In other words, it was the energetic environment that shut me down. There was an undertone of surveillance, of being watched, judged, and categorized. You may be wondering why I wasn’t safe? This had to do with one thing–freedom and agency to express. To translate that into my writing assignments, if I wanted to say “I rode a bicycle”, it wouldn’t be about the decked-out bicycle I rode down the sidewalk with buckled sidewalks that was asking for a 911 call. It would be “I rode my bicycle. Then I went home.” End of it!
Part of my brain thought that by writing something straightforward, no one could figure me out. Little did I know, my little system thought the whole world was unsafe to operate in, as it desperately needed a true connection, an outlet to release. So, in a world where conformity was rewarded and difference was abnormal, how was I going to survive?

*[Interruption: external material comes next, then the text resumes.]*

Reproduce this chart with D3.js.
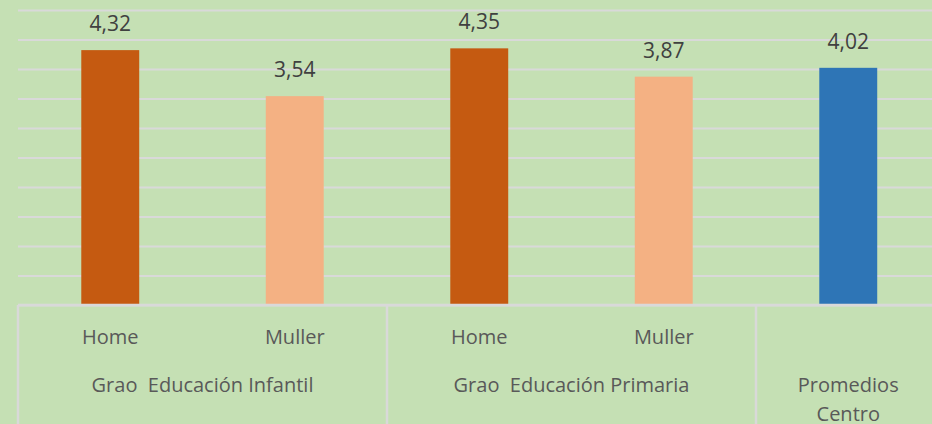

It was clear to me that my inner and outer environments were ping-ponging back and forth. Realizing this now, I’ll always fall back to why university seemed to give me the space to express and do the shit I want. And that was because, without awareness, that environment supported my system, which allowed me to grow my capacity within.
When Environment Supports Capacity
Both junior college and Art Center were different, though I didn’t understand why at first.
The physical spaces felt more human-scaled. Natural light streaming through tall windows. Professors who spoke like they cared about their subjects, not like they were reading from a script. Discussion-based classes where multiple perspectives were welcome, rather than a single right answer being enforced.
But the deeper difference was that my nervous system could sense authenticity in this environment. These instructors weren’t faking it—they were genuinely excited about ideas, genuinely curious about what students thought, genuinely interested in the learning process rather than just the performance of learning.
In this environment, my protection patterns could soften. I didn’t need to hide behind mediocre work because authentic expression was not only safe—it was valued. My writing began to flow because my nervous system could finally relax enough to let my actual thoughts emerge.
My inner environment shifted to match. Instead of the scattered, defended feeling of grade school, I felt more integrated, more able to access my own thinking. The external safety translated into internal capacity.
What Capacity Actually Means
Capacity isn’t something you either have or don’t have. It’s how your body responds to what’s happening around you—the conditions that either support or mess with your nervous system’s ability to function.
When your environment feels threatening, your nervous system puts energy toward protection and survival. There’s less left over for learning, creating, taking risks, or being yourself. When your environment feels supportive, more energy becomes available for growth, curiosity, and engaging with what’s in front of you.
This isn’t about positive thinking or changing your mindset. It’s about how your nervous system organizes itself based on what it’s picking up from the environment. Safety lets you expand. Threat makes you contract.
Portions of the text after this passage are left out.